Years ago, before I met Mr. Wry, I was dating this other fellow. We had reached that stage in the relationship where I stayed over at his home some nights. He lived very near a local coffee roasters and I discovered, upon inquiry, that they sold green beans which you could roast yourself. I’m nothing if not a DIY freak so I bought a small quantity to try. I ran back to the apartment like Jack with his beans, and excitedly explained my plan for the next morning. He was sceptical. I was energized by my clever idea.
Bright and early the next day, he stepped out to do what I can’t recall, and I set to roasting my beans. Following the instructions from the internet, I popped them in the oven. This was going to be a glorious morning indeed. The internet had said something about it being a fairly smelly process so perhaps I ought to open the win—
DEAR JESUS IN THE MANGER WHAT IS THAT NOISE?!?
Side note: When I was two, we went to an Air Force show. My father, who was in the Air Force, was on parade, so my mother, sister and I were hanging out with the Christies, a lovely family. The impressive show included the use of afterburners, which are designed to give supersonic jets an additional boost of thrust (or something etc blah blah science). They also create a sudden, extremely loud BOOM. The jets went BOOM and Mr. Christie got to spend a couple of hours of quality time in the men’s room (the quietest place he could find) trying to console the hysterically shrieking two year old who, it turns out, did not like sudden BOOMs. Since that day, sudden loud noises cause an immediate and unpleasant turn of my character. I become instantly furious, panicked and determined to stop the noise. It’s not a combination that often leads to particularly effective noise pollution solutions.
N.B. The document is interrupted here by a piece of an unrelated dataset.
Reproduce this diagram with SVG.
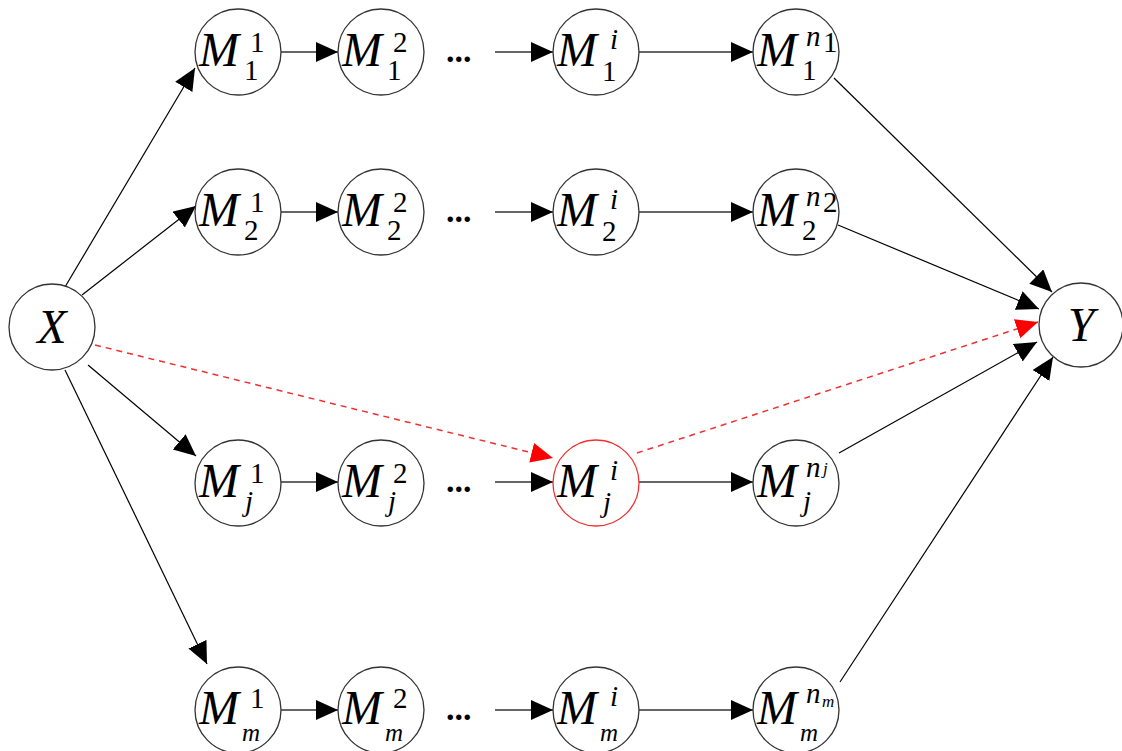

Back to the coffee roasting.
The noise was the smoke alarm in the apartment. The landlord of this building was quite conscientious and had installed alarms designed to alert not just the inhabitants of that apartment, but every apartment in a 3 block radius. It was a deafening, abrasive braying noise, unlike any alarm I had ever heard. Instinct kicked in.
My ex returned about 15 minutes later, to find me sitting in a very smelly apartment, enjoying what was truly one of the best cups of coffee I have ever had, the mangled smoke alarm dangling from the ceiling, where I had punched it off its mount with my bare fists. I was new to the apartment and didn’t know where the broom was.
All that to say CHECK OUT THIS GREAT SMOKE ALARM!
Much more aesthetically pleasing than your average smoke alearm, and with the added bonus of being a clear target for fist or baseball bat.
I’m going to need three.
Post script regarding relationships: How can you discern the difference between someone you ought to stay with and someone you ought not to stay with? Determine how funny would they find it if they returned to their apartment to find their new girlfriend had woke the entire building up roasting coffee for you and then pummelled the shit out of their smoke alarm. If the answer is “not funny at all” just move on right then.